-- TASK REQUIREMENTS --
Copy exactly the lines from the one containing "Write a Python" through the one containing "import plotly.graph_objects as go", both included, and leave out any pictures.

-- STORED DATA --
>> Begin

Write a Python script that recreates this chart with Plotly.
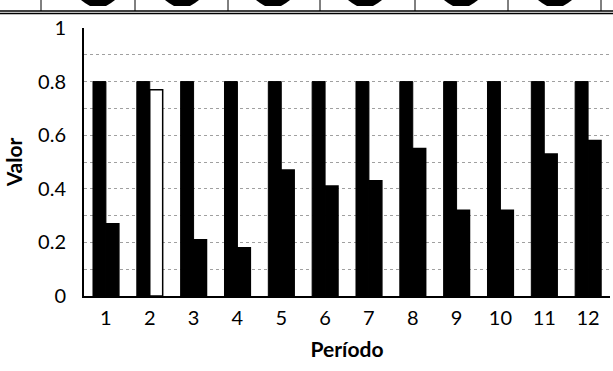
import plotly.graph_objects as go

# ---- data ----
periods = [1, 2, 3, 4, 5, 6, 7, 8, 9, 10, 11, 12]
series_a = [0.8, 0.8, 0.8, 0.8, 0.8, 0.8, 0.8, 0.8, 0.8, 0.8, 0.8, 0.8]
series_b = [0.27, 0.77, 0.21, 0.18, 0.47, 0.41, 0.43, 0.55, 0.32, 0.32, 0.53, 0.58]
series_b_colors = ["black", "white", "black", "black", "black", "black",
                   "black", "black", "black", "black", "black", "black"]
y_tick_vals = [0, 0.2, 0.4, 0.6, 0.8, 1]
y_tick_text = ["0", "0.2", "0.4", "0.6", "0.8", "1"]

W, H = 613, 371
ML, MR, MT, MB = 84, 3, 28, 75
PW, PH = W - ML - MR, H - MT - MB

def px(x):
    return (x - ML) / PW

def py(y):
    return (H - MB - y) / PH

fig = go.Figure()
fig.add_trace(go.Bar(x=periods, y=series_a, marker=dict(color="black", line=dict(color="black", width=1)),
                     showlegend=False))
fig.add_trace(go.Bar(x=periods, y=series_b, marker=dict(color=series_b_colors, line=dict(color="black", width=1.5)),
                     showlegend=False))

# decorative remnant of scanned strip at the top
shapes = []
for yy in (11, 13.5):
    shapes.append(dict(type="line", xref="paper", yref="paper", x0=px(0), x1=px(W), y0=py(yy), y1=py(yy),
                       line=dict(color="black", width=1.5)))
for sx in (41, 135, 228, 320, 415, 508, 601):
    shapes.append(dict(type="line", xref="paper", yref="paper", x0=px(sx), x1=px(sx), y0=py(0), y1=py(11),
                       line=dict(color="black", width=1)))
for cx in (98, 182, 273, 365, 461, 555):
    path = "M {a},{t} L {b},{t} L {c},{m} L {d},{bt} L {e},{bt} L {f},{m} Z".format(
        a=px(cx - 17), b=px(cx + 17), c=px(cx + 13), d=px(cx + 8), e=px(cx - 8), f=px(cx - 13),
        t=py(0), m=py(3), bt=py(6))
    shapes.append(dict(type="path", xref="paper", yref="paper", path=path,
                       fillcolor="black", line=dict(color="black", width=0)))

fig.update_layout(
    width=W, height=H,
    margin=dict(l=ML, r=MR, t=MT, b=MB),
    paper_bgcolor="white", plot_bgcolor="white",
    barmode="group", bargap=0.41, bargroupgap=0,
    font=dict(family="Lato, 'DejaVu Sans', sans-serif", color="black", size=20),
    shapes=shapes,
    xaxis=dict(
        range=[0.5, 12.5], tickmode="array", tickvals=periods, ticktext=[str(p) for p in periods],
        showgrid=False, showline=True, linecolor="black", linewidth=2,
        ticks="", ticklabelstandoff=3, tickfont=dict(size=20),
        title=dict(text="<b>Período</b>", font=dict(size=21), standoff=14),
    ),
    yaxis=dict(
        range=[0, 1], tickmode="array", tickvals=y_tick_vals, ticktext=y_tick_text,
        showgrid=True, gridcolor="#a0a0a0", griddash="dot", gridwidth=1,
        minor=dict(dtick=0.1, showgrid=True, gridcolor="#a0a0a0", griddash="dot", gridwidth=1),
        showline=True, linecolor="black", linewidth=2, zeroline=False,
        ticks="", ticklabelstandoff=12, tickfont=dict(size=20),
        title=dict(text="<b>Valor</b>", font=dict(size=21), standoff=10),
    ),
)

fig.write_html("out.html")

>> End
>> Begin

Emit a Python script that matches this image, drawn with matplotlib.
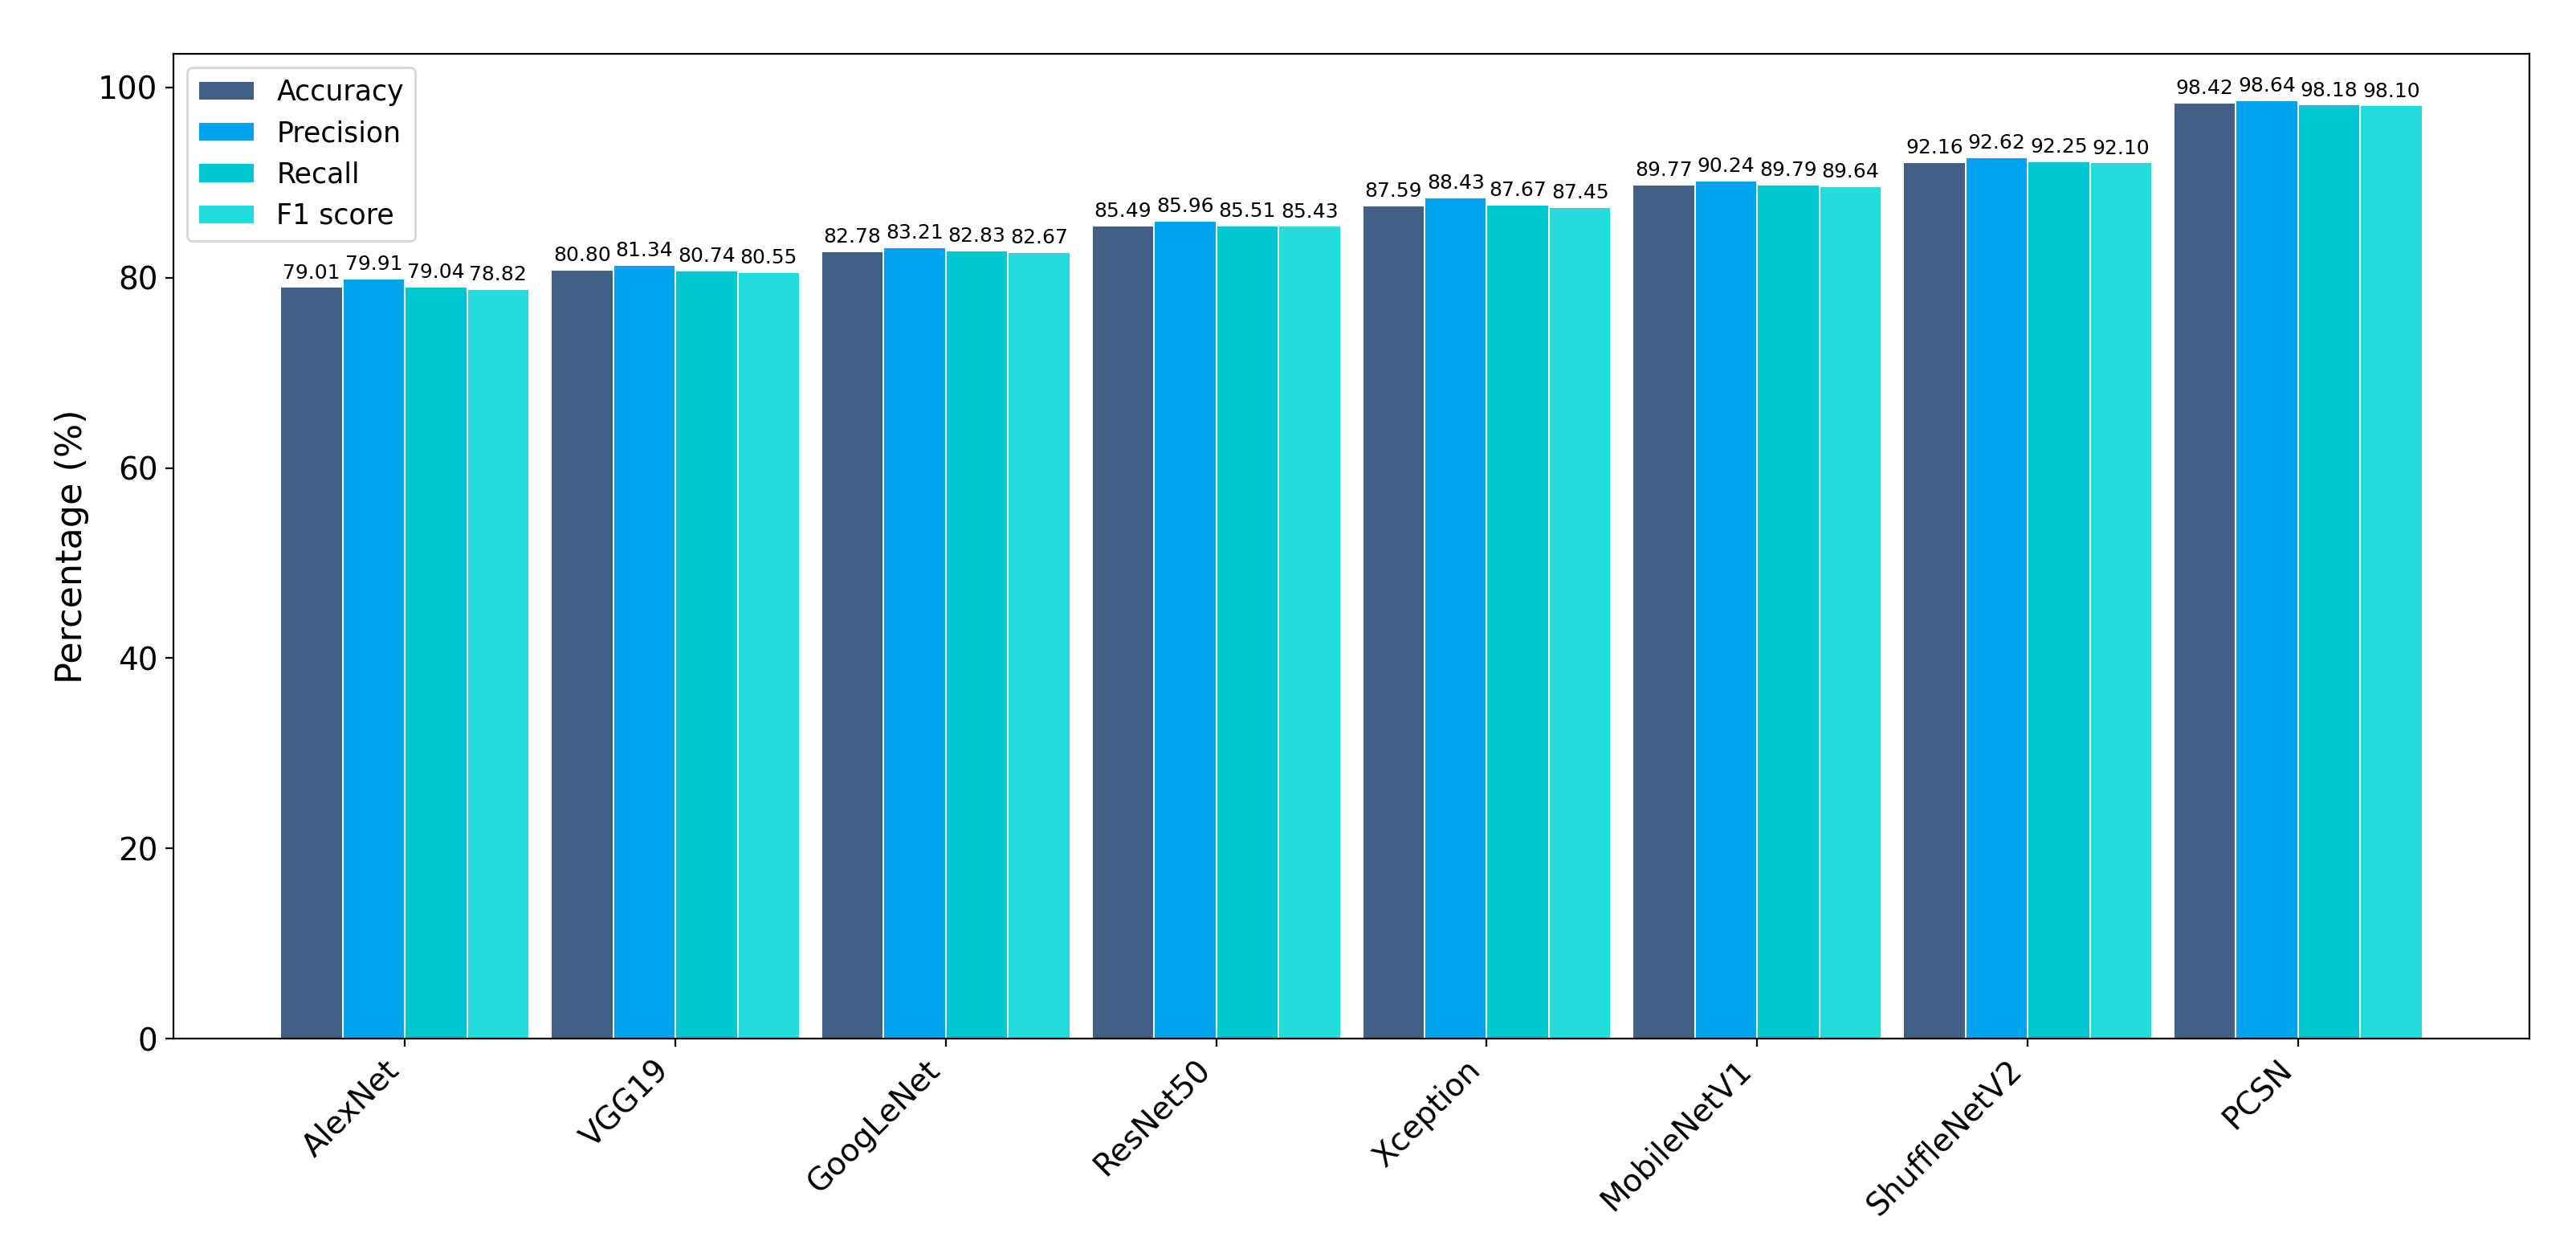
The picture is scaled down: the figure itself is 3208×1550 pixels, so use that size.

>> End
>> Begin

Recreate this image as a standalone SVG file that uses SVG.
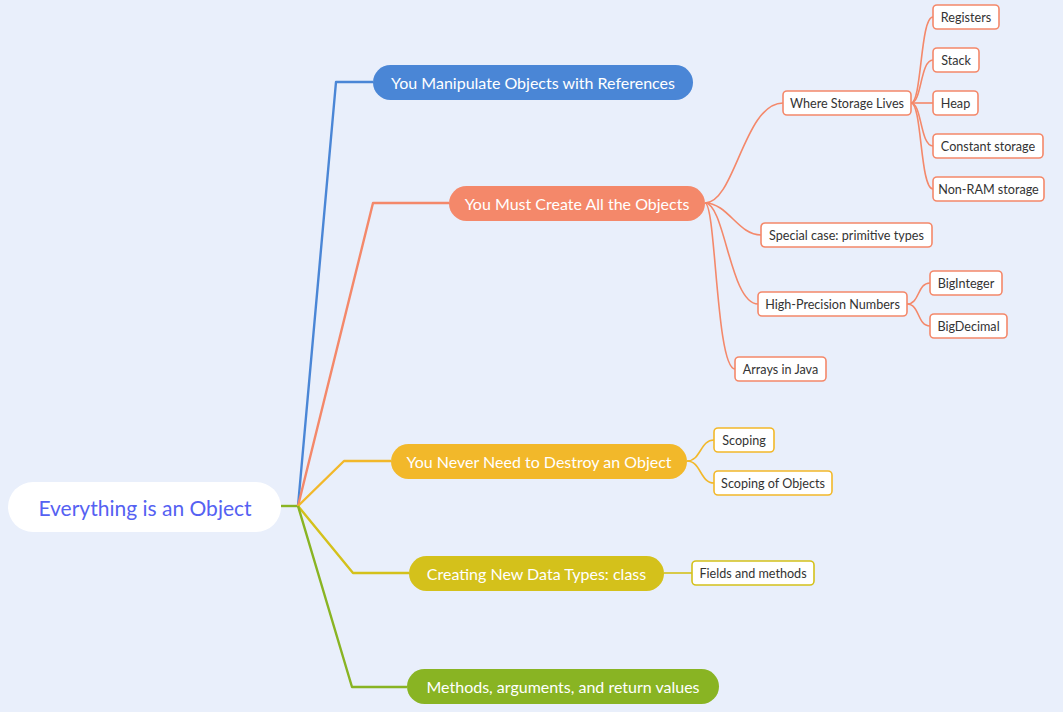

>> End

-- OUTPUT OF THE EXERCISE --
Write a Python script that recreates this chart with Plotly.
import plotly.graph_objects as go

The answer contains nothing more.